While the media brings national attention to the growing problem of prescription drug addiction, doctors are increasingly in the crosshairs for prescribing opioids and painkillers. Facing administrative hearings and malpractice lawsuits, physicians in New York and across the country who prescribe such medications for their suffering patients risk standing accused of misconduct if those patients abuse or divert the drugs. One doctor in another state is currently facing disciplinary action and legal consequences for allegedly prescribing painkillers inappropriately.
Although he apparently had no federal permit to do so, the 50-year-old doctor is accused of prescribing methadone and Suboxone to patients struggling with drug addiction. Additionally, the doctor is said to have over-prescribed opioid pain medicines and sedatives, placing some patients at risk of addiction or causing them to move to more powerful illegal drugs, such as heroin. While reports named no exact number of affected patients, supposedly, some patients died as a result of the medications the doctor prescribed.
The parents of one patient accused the doctor of prescribing a combination of powerful opioids and sedatives, such as oxycodone and clonazepam, despite the fact that the patient suffered from drug addiction and had suicidal tendencies. The family believes the drugs resulted in an overdose that took the life of their son. They have filed a medical malpractice lawsuit against the doctor.

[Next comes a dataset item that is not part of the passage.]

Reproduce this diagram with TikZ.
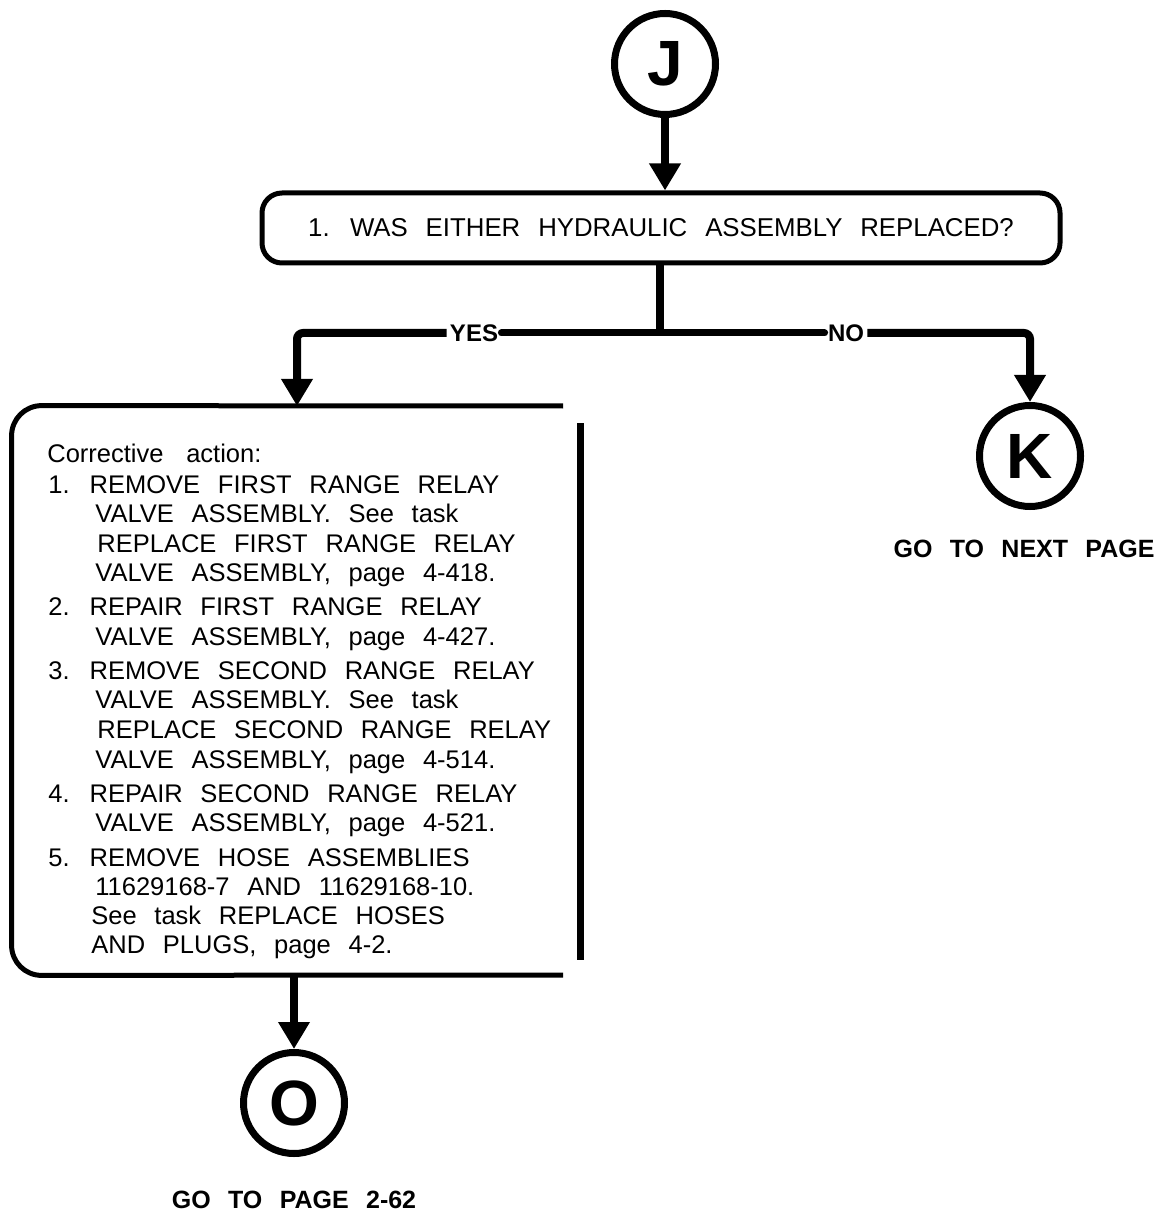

New York doctors in such positions have the right to be concerned when their licenses, livelihoods and reputations are on the line. Administrative hearings may result in the end of a doctor's career, and a malpractice lawsuit can make it impossible, both financially and professionally, for a physician to continue working in his or her chosen field. When facing these potentially life-changing charges, doctors will certainly have an advantage if they seek the counsel of an experienced attorney.